A real-world pitfall is ignoring that near p = 0.5, you may see an amplified effect on short-run behavior. Interviewers might ask you how you’d validate or stress-test a real system to ensure the estimates remain robust to parameter drift (e.g., hardware coin tosses that aren’t perfectly unbiased, or data collection noise that misestimates p).

What if the parameter p itself is unknown, and we need to estimate it on the fly while tossing coins?

In such scenarios, we have a partially observable process: we do not know p exactly but keep gathering heads/tails data from a mixture of the fair coin and the biased coin. One approach is to treat p as a parameter and use a Bayesian update or maximum likelihood approach while recognizing that each observed toss is not an i.i.d. sample from the same Bernoulli distribution but a sample from a “coin-switching” mixture. We might use an Expectation-Maximization (EM) procedure or a Markov chain model with an unknown transition probability we continuously learn.

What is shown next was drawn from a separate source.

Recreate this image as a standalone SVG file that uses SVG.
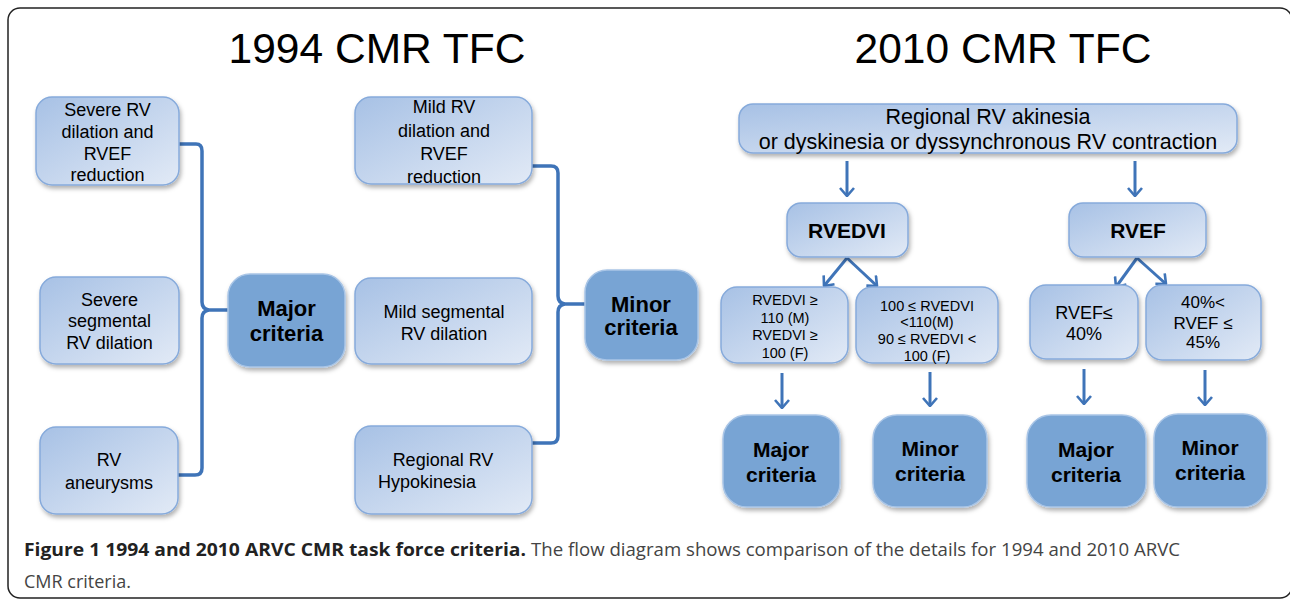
<svg xmlns="http://www.w3.org/2000/svg" width="1290" height="600" viewBox="0 0 1290 600">
<defs>
<linearGradient id="lg" x1="0" y1="0" x2="1" y2="1">
<stop offset="0" stop-color="#a7c1e5"/>
<stop offset="1" stop-color="#e2eaf6"/>
</linearGradient>
<filter id="sh" x="-20%" y="-20%" width="150%" height="150%">
<feDropShadow dx="1.5" dy="3" stdDeviation="2" flood-color="#000" flood-opacity="0.3"/>
</filter>
<marker id="ah" viewBox="0 0 10 16" refX="9" refY="8" markerWidth="10" markerHeight="16" markerUnits="userSpaceOnUse" orient="auto">
<path d="M1,1 L9,8 L1,15" fill="none" stroke="#3f74b8" stroke-width="2.6"/>
</marker>
</defs>
<style>
.lt{fill:url(#lg);stroke:#86aadb;stroke-width:1.5;filter:url(#sh)}
.dk{fill:#78a4d4;stroke:#a9c5e6;stroke-width:1.5;filter:url(#sh)}
text{font-family:"Liberation Sans",Arial,sans-serif;fill:#000;text-anchor:middle}
.t{font-size:18px}
.s{font-size:14.5px}
.b{font-weight:bold;font-size:21px}
.ttl{font-size:42.5px}
.cap{font-family:"Open Sans","Liberation Sans",sans-serif;font-size:18.5px;text-anchor:start;fill:#444}
.capb{font-weight:bold;fill:#222}
.con{fill:none;stroke:#3f74b8;stroke-width:3.5}
.arr{fill:none;stroke:#3f74b8;stroke-width:3;marker-end:url(#ah)}
</style>
<rect x="8" y="8" width="1284" height="590" rx="12" fill="none" stroke="#222" stroke-width="1.5"/>
<text class="ttl" x="377" y="63">1994 CMR TFC</text>
<text class="ttl" x="1003" y="63">2010 CMR TFC</text>

<g id="connectors">
<path class="con" d="M179,144 L196,144 Q202,144 202,151 L202,302 Q202,309 209,310 L228,310 M209,310 Q202,311 202,318 L202,468 Q202,475 195,475 L178,475"/>
<path class="con" d="M532,166 L551,166 Q558,166 558,173 L558,296 Q558,303 565,304 L585,304 M565,304 Q558,305 558,312 L558,436 Q558,443 551,443 L532,443"/>
<path class="arr" d="M847,161 L847,196"/>
<path class="arr" d="M1135,161 L1135,196"/>
<path class="arr" d="M847,258 L824,286"/>
<path class="arr" d="M847,258 L877,286"/>
<path class="arr" d="M1137,258 L1116,287"/>
<path class="arr" d="M1137,258 L1166,284"/>
<path class="arr" d="M782,373 L782,408"/>
<path class="arr" d="M930,372 L930,406"/>
<path class="arr" d="M1084,369 L1084,404"/>
<path class="arr" d="M1205,370 L1205,405"/>
</g>

<g id="n-severe-dil">
<rect class="lt" x="36" y="97" width="143" height="88" rx="16"/>
<text class="t" x="107.5" y="116">Severe RV</text>
<text class="t" x="107.5" y="138">dilation and</text>
<text class="t" x="107.5" y="160">RVEF</text>
<text class="t" x="107.5" y="181">reduction</text>
</g>
<g id="n-severe-seg">
<rect class="lt" x="40" y="277" width="139" height="87" rx="16"/>
<text class="t" x="109.5" y="306">Severe</text>
<text class="t" x="109.5" y="327">segmental</text>
<text class="t" x="109.5" y="349">RV dilation</text>
</g>
<g id="n-aneurysm">
<rect class="lt" x="40" y="427" width="138" height="87" rx="16"/>
<text class="t" x="109" y="466">RV</text>
<text class="t" x="109" y="489">aneurysms</text>
</g>
<g id="n-major-1994">
<rect class="dk" x="228" y="274" width="117" height="93" rx="22"/>
<text class="b" x="286.5" y="316" style="font-size:22px">Major</text>
<text class="b" x="286.5" y="341" style="font-size:22px">criteria</text>
</g>
<g id="n-mild-dil">
<rect class="lt" x="355" y="97" width="177" height="87" rx="16"/>
<text class="t" x="444" y="113">Mild RV</text>
<text class="t" x="444" y="137">dilation and</text>
<text class="t" x="444" y="160">RVEF</text>
<text class="t" x="444" y="183">reduction</text>
</g>
<g id="n-mild-seg">
<rect class="lt" x="355" y="278" width="177" height="86" rx="16"/>
<text class="t" x="444" y="318">Mild segmental</text>
<text class="t" x="444" y="340">RV dilation</text>
</g>
<g id="n-hypokinesia">
<rect class="lt" x="355" y="426" width="177" height="88" rx="16"/>
<text class="t" x="443" y="466">Regional RV</text>
<text class="t" x="427" y="488">Hypokinesia</text>
</g>
<g id="n-minor-1994">
<rect class="dk" x="585" y="270" width="113" height="90" rx="22"/>
<text class="b" x="641" y="312" style="font-size:22px">Minor</text>
<text class="b" x="641" y="335" style="font-size:22px">criteria</text>
</g>

<g id="n-regional">
<rect class="lt" x="739" y="104" width="498" height="49" rx="14"/>
<text x="988" y="124" style="font-size:21.5px">Regional RV akinesia</text>
<text x="988" y="149" style="font-size:21.5px">or dyskinesia or dyssynchronous RV contraction</text>
</g>
<g id="n-rvedvi">
<rect class="lt" x="787" y="203" width="121" height="54" rx="14"/>
<text class="b" x="847" y="238">RVEDVI</text>
</g>
<g id="n-rvef">
<rect class="lt" x="1069" y="203" width="137" height="54" rx="14"/>
<text class="b" x="1138" y="238">RVEF</text>
</g>
<g id="n-rvedvi-major">
<rect class="lt" x="721" y="287" width="127" height="76" rx="16"/>
<text class="s" x="785" y="305">RVEDVI ≥</text>
<text class="s" x="785" y="323">110 (M)</text>
<text class="s" x="785" y="340">RVEDVI ≥</text>
<text class="s" x="785" y="358">100 (F)</text>
</g>
<g id="n-rvedvi-minor">
<rect class="lt" x="856" y="287" width="142" height="76" rx="16"/>
<text class="s" x="927" y="311">100 ≤ RVEDVI</text>
<text class="s" x="927" y="327">&lt;110(M)</text>
<text class="s" x="927" y="344">90 ≤ RVEDVI &lt;</text>
<text class="s" x="927" y="361">100 (F)</text>
</g>
<g id="n-rvef-major">
<rect class="lt" x="1030" y="285" width="108" height="74" rx="16"/>
<text x="1084" y="319" style="font-size:18px">RVEF≤</text>
<text x="1084" y="340" style="font-size:18px">40%</text>
</g>
<g id="n-rvef-minor">
<rect class="lt" x="1146" y="285" width="115" height="75" rx="16"/>
<text x="1203" y="308" style="font-size:17px">40%&lt;</text>
<text x="1203" y="329" style="font-size:17px">RVEF ≤</text>
<text x="1203" y="348" style="font-size:17px">45%</text>
</g>
<g id="n-major-a">
<rect class="dk" x="723" y="415" width="117" height="92" rx="24"/>
<text class="b" x="781" y="457">Major</text>
<text class="b" x="781" y="482">criteria</text>
</g>
<g id="n-minor-a">
<rect class="dk" x="873" y="415" width="114" height="92" rx="24"/>
<text class="b" x="930" y="456">Minor</text>
<text class="b" x="930" y="481">criteria</text>
</g>
<g id="n-major-b">
<rect class="dk" x="1027" y="415" width="119" height="92" rx="24"/>
<text class="b" x="1086" y="457">Major</text>
<text class="b" x="1086" y="482">criteria</text>
</g>
<g id="n-minor-b">
<rect class="dk" x="1154" y="414" width="113" height="93" rx="24"/>
<text class="b" x="1210" y="455">Minor</text>
<text class="b" x="1210" y="480">criteria</text>
</g>

<g id="caption">
<text class="cap capb" x="24" y="556" textLength="502" lengthAdjust="spacingAndGlyphs">Figure 1 1994 and 2010 ARVC CMR task force criteria.</text>
<text class="cap" x="531" y="556" textLength="649" lengthAdjust="spacingAndGlyphs">The flow diagram shows comparison of the details for 1994 and 2010 ARVC</text>
<text class="cap" x="24" y="588" textLength="107" lengthAdjust="spacingAndGlyphs">CMR criteria.</text>
</g>
</svg>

A subtlety is that naive estimation might assume a single Bernoulli distribution for all tosses and thereby produce a heavily biased estimate. Correctly separating which tosses came from the fair coin vs. the biased coin can be nontrivial because the usage depends on previous outcomes. In an interview, discussing how to adapt standard parameter estimation to account for a piecewise coin usage pattern often showcases advanced understanding.